-- START RECORDED INFORMATION --

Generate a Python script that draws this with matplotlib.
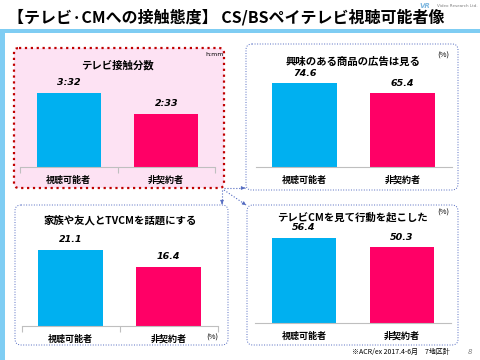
import matplotlib
matplotlib.use('Agg')
import matplotlib.pyplot as plt
from matplotlib.patches import FancyBboxPatch, Rectangle

plt.rcParams['font.family'] = ['Noto Sans CJK JP', 'DejaVu Sans']

# data
groups = ['視聴可能者', '非契約者']
tv_minutes = [212, 153]          # 3:32, 2:33
ad_interest = [74.6, 65.4]
talk_tvcm = [21.1, 16.4]
cm_action = [56.4, 50.3]

title = '【テレビ·CMへの接触態度】 CS/BSペイテレビ視聴可能者像'
panel_titles = ['テレビ接触分数', '興味のある商品の広告は見る',
                '家族や友人とTVCMを話題にする', 'テレビCMを見て行動を起こした']
note = '※ACR/ex 2017.4-6月　7地区計'

c_blue = '#00B0F0'
c_pink = '#FF0066'
c_line = '#7FCDF3'
c_box = '#5068C0'
c_red = '#C00000'

W, H = 480, 360
fig = plt.figure(figsize=(4.8, 3.6), dpi=100)
bg = fig.add_axes([0, 0, 1, 1])
bg.set_xlim(0, W)
bg.set_ylim(H, 0)
bg.axis('off')

# header
bg.add_patch(Rectangle((0, 29), W, 4, color=c_line, lw=0))
bg.add_patch(Rectangle((0, 29), 5, H - 29, color=c_line, lw=0))
bg.text(8, 17, title, fontsize=11.5, fontweight='bold', va='center', ha='left')
bg.text(425, 6, 'VR', fontsize=5, color='#7FB8E0', fontweight='bold',
        style='italic', va='center', ha='center', family='DejaVu Sans')
bg.text(478, 6, 'Video Research Ltd.', fontsize=3, color='#808080',
        va='center', ha='right', family='DejaVu Sans')

# panel frames
bg.add_patch(FancyBboxPatch((14, 48), 210, 140, boxstyle='round,pad=0,rounding_size=5',
                            fc='#FDE2F3', ec=c_red, ls=':', lw=1.6))
for (x0, y0, w, h) in [(246, 44, 212, 146), (15, 205, 213, 140), (247, 205, 211, 140)]:
    bg.add_patch(FancyBboxPatch((x0, y0), w, h, boxstyle='round,pad=0,rounding_size=6',
                                fc='none', ec=c_box, ls=':', lw=0.7))

# connector arrows
for (xs, ys, xe, ye) in [(224, 188, 245, 188), (222, 190, 222, 204), (224, 190, 246, 205)]:
    bg.plot([xs, xe], [ys, ye], ls=':', color=c_box, lw=0.8)
    dx, dy = (xe - xs), (ye - ys)
    n = (dx ** 2 + dy ** 2) ** 0.5
    bg.annotate('', xy=(xe, ye), xytext=(xe - 3 * dx / n, ye - 3 * dy / n),
                arrowprops=dict(arrowstyle='-|>', color=c_box, lw=0.6, mutation_scale=5))


def px_axes(x0, x1, ybot, h):
    return fig.add_axes([x0 / W, 1 - ybot / H, (x1 - x0) / W, h / H])


def bar_panel(ax, vals, labels, ymax, seps=False):
    ax.patch.set_alpha(0)
    ax.bar([0, 1], vals, width=0.66, color=[c_blue, c_pink], zorder=2)
    ax.set_xlim(-0.5, 1.5)
    ax.set_ylim(0, ymax)
    for s in ['top', 'left', 'right']:
        ax.spines[s].set_visible(False)
    ax.spines['bottom'].set_color('#BFBFBF')
    ax.spines['bottom'].set_linewidth(0.8)
    ax.set_yticks([])
    ax.set_xticks([0, 1])
    ax.set_xticklabels(groups, fontsize=6.5, fontweight='bold')
    ax.tick_params(axis='x', which='major', length=0, pad=6)
    if seps:
        ax.set_xticks([-0.5, 0.5, 1.5], minor=True)
        ax.tick_params(axis='x', which='minor', length=4, color='#BFBFBF', width=0.8)
    for i, v in enumerate(vals):
        ax.annotate(labels[i], (i, v), xytext=(0, 4), textcoords='offset points',
                    ha='center', va='bottom', fontsize=6.8, fontweight='bold',
                    style='italic', family='DejaVu Sans')


ax1 = px_axes(20, 215, 167, 90)
bar_panel(ax1, tv_minutes, ['%d:%02d' % (m // 60, m % 60) for m in tv_minutes], 258, seps=True)
ax2 = px_axes(255.5, 451.5, 167, 90)
bar_panel(ax2, ad_interest, ['%.1f' % v for v in ad_interest], 80)
ax3 = px_axes(21.5, 217.5, 326, 90)
bar_panel(ax3, talk_tvcm, ['%.1f' % v for v in talk_tvcm], 25, seps=True)
ax4 = px_axes(255, 451, 323, 90)
bar_panel(ax4, cm_action, ['%.1f' % v for v in cm_action], 59.7)

# panel titles and units
pt = dict(fontsize=7.5, fontweight='bold', ha='center', va='center')
bg.text(117, 65, panel_titles[0], **pt)
bg.text(353, 62, panel_titles[1], **pt)
bg.text(120, 220, panel_titles[2], **pt)
bg.text(352, 217, panel_titles[3], **pt)
bg.text(215, 55, 'h:mm', fontsize=4.5, ha='center', va='center', family='DejaVu Sans')
bg.text(443, 56, '(%)', fontsize=5.5, ha='center', va='center')
bg.text(212, 338, '(%)', fontsize=5.5, ha='center', va='center')
bg.text(443, 213, '(%)', fontsize=5.5, ha='center', va='center')

bg.text(450, 352, note, fontsize=5, ha='right', va='center')
bg.text(470, 352, '8', fontsize=5, color='#808080', style='italic', ha='center',
        va='center', family='DejaVu Sans')

fig.savefig('out.png', dpi=100)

-- END RECORDED INFORMATION --

→ WHAT YOU HAVE TO DO:
Pictures excluded, repeat exactly the lines from the top of the material through the line with "note = '※ACR/ex 2017.4-6月　7地区計'", including both of those lines.

→ SOLUTION BELOW:
Generate a Python script that draws this with matplotlib.
import matplotlib
matplotlib.use('Agg')
import matplotlib.pyplot as plt
from matplotlib.patches import FancyBboxPatch, Rectangle

plt.rcParams['font.family'] = ['Noto Sans CJK JP', 'DejaVu Sans']

# data
groups = ['視聴可能者', '非契約者']
tv_minutes = [212, 153]          # 3:32, 2:33
ad_interest = [74.6, 65.4]
talk_tvcm = [21.1, 16.4]
cm_action = [56.4, 50.3]

title = '【テレビ·CMへの接触態度】 CS/BSペイテレビ視聴可能者像'
panel_titles = ['テレビ接触分数', '興味のある商品の広告は見る',
                '家族や友人とTVCMを話題にする', 'テレビCMを見て行動を起こした']
note = '※ACR/ex 2017.4-6月　7地区計'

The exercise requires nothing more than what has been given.